Nothing outside the stretch should be returned: give exactly the lines from the line containing "Convert this chart to Plotly.js code." through the line containing "const rightTicks = [0,10,20,30,40,50,60];", including both.

>> Begin Task material

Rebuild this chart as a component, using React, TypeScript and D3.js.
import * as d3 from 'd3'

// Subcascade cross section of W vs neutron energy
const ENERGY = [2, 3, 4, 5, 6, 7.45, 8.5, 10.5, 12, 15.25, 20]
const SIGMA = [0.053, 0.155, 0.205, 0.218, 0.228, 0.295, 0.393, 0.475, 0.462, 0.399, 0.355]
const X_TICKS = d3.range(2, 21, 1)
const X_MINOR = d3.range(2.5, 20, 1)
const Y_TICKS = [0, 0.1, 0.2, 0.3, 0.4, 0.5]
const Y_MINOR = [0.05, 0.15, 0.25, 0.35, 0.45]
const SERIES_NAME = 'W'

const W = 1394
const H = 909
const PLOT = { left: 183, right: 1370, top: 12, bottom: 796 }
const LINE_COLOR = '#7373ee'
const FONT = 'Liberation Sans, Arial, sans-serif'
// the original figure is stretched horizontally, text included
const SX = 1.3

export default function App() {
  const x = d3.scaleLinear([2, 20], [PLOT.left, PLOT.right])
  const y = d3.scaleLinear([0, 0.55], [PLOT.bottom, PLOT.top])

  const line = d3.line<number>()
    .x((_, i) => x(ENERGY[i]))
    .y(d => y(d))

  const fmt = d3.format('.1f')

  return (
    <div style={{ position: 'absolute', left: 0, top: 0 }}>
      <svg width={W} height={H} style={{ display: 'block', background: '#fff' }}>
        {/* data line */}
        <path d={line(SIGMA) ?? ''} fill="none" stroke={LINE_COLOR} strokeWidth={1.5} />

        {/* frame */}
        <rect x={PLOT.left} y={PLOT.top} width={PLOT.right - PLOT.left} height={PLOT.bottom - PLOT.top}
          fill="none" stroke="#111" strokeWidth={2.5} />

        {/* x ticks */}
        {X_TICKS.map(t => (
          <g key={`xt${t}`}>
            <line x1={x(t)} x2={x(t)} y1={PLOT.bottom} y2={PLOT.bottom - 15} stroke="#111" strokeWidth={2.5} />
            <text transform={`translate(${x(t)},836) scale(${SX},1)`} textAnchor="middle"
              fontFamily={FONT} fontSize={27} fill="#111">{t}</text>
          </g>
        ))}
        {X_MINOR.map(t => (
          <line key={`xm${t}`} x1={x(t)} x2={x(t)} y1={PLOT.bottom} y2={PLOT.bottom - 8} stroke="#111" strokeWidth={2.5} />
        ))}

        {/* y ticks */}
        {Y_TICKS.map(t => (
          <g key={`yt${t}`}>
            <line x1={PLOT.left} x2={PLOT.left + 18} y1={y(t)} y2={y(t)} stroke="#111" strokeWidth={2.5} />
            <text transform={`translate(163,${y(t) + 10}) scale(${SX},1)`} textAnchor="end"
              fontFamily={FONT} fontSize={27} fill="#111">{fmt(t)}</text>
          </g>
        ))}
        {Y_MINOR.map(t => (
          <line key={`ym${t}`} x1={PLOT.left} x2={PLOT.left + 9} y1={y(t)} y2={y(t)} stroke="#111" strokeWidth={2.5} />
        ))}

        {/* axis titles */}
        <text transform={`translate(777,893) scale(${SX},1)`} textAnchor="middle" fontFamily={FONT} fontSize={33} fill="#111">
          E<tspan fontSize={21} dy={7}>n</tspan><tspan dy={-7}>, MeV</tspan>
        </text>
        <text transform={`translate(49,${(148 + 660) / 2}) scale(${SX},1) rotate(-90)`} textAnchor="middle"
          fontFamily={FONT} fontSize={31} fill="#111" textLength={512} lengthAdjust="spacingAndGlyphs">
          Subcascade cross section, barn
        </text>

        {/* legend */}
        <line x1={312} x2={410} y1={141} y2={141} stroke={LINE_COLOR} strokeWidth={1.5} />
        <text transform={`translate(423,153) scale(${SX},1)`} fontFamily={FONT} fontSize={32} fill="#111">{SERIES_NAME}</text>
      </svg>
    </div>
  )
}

>> End Task material
>> Begin Task material

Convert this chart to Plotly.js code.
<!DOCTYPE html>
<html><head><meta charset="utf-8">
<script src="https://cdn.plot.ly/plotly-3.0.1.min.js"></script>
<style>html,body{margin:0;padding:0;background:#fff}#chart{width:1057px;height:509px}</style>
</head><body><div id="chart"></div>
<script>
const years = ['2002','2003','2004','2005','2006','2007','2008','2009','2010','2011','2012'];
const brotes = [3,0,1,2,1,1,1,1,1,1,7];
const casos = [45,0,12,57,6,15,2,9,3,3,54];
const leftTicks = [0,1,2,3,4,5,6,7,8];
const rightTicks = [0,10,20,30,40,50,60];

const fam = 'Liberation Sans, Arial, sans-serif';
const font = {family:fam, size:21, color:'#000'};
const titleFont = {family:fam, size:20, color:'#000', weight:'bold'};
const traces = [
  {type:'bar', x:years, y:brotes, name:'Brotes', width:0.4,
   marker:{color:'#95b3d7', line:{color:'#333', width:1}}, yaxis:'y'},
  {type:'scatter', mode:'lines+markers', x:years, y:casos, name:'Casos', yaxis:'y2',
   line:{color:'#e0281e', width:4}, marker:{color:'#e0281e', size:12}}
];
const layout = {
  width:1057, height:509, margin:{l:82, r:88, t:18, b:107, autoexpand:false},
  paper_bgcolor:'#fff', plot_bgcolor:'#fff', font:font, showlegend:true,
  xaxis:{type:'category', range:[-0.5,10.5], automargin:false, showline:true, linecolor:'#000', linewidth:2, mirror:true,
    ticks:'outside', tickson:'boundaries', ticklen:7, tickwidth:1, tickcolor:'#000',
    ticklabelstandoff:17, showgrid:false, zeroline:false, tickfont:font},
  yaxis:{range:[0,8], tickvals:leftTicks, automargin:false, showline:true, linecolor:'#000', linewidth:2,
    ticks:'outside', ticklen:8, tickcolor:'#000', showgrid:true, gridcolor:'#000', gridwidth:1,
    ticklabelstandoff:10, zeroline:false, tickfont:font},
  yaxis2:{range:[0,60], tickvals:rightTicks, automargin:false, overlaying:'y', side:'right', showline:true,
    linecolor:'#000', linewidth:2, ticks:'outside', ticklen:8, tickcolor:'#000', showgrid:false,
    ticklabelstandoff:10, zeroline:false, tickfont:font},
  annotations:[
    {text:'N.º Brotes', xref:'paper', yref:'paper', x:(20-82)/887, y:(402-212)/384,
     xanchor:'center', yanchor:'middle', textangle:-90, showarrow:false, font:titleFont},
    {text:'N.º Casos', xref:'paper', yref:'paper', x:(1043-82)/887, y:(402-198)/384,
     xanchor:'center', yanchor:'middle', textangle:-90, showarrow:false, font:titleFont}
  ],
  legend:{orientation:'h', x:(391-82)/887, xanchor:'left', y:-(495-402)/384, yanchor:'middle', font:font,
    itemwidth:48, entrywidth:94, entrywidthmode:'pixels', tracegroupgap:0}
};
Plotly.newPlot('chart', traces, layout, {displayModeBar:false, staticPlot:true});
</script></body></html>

>> End Task material

> The completed task
Convert this chart to Plotly.js code.
<!DOCTYPE html>
<html><head><meta charset="utf-8">
<script src="https://cdn.plot.ly/plotly-3.0.1.min.js"></script>
<style>html,body{margin:0;padding:0;background:#fff}#chart{width:1057px;height:509px}</style>
</head><body><div id="chart"></div>
<script>
const years = ['2002','2003','2004','2005','2006','2007','2008','2009','2010','2011','2012'];
const brotes = [3,0,1,2,1,1,1,1,1,1,7];
const casos = [45,0,12,57,6,15,2,9,3,3,54];
const leftTicks = [0,1,2,3,4,5,6,7,8];
const rightTicks = [0,10,20,30,40,50,60];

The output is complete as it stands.